Its really no worse than it was with keys. The flipper zero only works on very cheap, corner cutting simple systems. A lot of cars (and all cars should) use non-repeating codes so a simple interception is useless. That doesn't make them invincible of course.
Those cars would, back in the day, use simple corner cutting keys to be secured. There were quite a few cars back in the day that would have only a very small number of keys meaning there was a mon-trivial chance of you running into a car that you could open that wasn't your own. There are countless stories of people accidentally unlocking and getting into cars that are not there's.

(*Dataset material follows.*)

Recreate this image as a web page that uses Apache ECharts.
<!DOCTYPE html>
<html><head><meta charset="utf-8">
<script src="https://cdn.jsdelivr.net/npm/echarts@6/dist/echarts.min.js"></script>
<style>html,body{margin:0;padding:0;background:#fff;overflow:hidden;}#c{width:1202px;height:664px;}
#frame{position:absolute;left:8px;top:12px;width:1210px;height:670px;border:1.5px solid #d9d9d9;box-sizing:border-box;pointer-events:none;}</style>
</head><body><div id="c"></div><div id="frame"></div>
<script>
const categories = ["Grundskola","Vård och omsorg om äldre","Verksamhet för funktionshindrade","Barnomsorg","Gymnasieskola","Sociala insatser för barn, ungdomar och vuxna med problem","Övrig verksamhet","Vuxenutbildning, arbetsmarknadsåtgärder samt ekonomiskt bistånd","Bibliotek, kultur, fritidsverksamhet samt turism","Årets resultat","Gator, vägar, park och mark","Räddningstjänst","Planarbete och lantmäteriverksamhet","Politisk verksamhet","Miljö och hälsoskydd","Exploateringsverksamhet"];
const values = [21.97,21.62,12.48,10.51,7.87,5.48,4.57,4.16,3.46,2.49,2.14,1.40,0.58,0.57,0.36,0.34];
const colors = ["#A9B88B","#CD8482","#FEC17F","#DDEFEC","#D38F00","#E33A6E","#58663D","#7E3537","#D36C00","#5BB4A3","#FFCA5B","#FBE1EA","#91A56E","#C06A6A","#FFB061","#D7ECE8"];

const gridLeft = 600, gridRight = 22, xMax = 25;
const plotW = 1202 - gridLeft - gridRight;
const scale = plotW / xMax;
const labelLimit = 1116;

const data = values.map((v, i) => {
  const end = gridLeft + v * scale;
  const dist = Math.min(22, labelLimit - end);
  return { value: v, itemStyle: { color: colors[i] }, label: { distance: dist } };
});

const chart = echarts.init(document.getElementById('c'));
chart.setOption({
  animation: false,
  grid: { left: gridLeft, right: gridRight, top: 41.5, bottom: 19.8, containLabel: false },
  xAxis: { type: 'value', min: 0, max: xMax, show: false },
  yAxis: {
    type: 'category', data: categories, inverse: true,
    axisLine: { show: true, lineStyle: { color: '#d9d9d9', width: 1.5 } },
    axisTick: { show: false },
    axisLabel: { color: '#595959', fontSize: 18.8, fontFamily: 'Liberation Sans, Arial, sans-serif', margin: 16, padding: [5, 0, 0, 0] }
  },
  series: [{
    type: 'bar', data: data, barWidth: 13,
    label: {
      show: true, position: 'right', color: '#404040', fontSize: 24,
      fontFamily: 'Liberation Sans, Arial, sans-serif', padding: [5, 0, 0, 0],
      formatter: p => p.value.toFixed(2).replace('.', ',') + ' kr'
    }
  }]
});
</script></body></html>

Here's a concrete example, there are only about 5000 different keys for some brands of Toyota. A car thief could get 10keys and try 10cars a day (and remember this would take a minute or 2 and not really look suspicious) and successfully steal a car every 2 months or so. A dongle pretty decisively kills this avenue of attack. But like all things shitty engineering opens up new attacks, although on the whole it's a lot harder to steal a car today than before dongles.

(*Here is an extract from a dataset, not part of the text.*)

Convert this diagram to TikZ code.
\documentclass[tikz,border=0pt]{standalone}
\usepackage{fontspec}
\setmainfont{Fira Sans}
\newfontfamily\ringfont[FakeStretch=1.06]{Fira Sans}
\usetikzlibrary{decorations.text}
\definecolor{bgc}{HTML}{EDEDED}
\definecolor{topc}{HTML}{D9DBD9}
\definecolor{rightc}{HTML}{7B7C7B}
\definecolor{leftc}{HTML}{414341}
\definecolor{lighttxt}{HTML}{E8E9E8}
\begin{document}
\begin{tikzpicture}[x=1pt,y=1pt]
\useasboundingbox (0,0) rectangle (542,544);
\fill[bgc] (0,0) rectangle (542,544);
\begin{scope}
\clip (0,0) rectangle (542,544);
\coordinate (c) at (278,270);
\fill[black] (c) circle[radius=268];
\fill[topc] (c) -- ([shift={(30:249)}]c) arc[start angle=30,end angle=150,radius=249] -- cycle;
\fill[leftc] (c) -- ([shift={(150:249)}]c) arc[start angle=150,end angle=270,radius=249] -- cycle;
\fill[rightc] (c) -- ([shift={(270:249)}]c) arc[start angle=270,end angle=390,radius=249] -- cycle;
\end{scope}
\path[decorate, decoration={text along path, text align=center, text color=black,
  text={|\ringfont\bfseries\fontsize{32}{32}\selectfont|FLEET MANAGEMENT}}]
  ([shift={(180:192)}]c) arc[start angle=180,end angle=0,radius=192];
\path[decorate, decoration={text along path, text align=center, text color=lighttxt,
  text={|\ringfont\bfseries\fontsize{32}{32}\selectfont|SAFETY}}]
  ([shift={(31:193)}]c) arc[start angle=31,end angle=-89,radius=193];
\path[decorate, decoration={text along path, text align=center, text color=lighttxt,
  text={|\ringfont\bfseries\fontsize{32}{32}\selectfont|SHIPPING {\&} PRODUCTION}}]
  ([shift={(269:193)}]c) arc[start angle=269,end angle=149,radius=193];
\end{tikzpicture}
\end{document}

Agreed! It's actually pretty easy to make a car not start - that is in fact the default behavior for a large chunk of metal. The fact they will start given whatever fixed input is incredibly unnecessary.

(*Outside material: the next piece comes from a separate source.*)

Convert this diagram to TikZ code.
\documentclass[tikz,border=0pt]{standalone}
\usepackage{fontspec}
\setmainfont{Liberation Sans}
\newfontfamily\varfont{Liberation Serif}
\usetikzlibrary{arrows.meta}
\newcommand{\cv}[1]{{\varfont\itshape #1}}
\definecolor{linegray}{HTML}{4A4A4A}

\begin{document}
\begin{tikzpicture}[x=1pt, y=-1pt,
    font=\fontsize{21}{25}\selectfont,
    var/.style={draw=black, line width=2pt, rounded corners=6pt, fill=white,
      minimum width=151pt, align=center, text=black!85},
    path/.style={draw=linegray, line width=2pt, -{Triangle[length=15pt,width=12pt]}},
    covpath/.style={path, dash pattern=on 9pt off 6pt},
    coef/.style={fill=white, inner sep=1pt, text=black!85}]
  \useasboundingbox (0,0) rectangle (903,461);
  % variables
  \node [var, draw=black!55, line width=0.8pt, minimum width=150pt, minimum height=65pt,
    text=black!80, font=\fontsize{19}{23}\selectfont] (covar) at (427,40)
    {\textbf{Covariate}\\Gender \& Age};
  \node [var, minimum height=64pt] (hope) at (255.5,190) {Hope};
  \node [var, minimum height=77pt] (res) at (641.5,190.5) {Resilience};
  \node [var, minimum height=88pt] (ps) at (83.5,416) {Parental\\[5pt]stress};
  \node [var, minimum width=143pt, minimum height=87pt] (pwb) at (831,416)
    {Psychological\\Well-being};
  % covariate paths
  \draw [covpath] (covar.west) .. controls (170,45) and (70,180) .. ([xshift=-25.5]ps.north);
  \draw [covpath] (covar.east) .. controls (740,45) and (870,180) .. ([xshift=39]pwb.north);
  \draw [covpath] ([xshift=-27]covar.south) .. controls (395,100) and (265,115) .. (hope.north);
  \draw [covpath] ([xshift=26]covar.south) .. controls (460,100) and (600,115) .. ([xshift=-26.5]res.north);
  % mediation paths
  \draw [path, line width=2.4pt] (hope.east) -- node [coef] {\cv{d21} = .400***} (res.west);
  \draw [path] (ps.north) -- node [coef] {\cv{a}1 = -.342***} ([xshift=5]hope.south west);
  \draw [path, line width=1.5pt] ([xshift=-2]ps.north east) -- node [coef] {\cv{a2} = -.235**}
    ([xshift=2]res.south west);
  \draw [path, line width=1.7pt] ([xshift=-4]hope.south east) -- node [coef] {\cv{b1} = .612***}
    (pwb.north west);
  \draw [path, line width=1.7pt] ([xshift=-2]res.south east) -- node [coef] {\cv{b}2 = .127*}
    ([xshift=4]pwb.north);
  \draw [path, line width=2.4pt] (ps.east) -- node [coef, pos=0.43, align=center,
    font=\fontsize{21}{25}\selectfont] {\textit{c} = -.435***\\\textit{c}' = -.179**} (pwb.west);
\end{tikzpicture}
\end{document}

Edit: Apparently they don't? It's in the article. This announcement is just totally misaimed.
I can most assuredly tell you that that is not the case, my vehicle does have a physical key hidden away in the fob, it however only unlocks the driver side door, that's it.
Well for me it does not, hell my car doesn't even have a oil or transmission dipstick, they have taken those away and run the info through the infotainment console.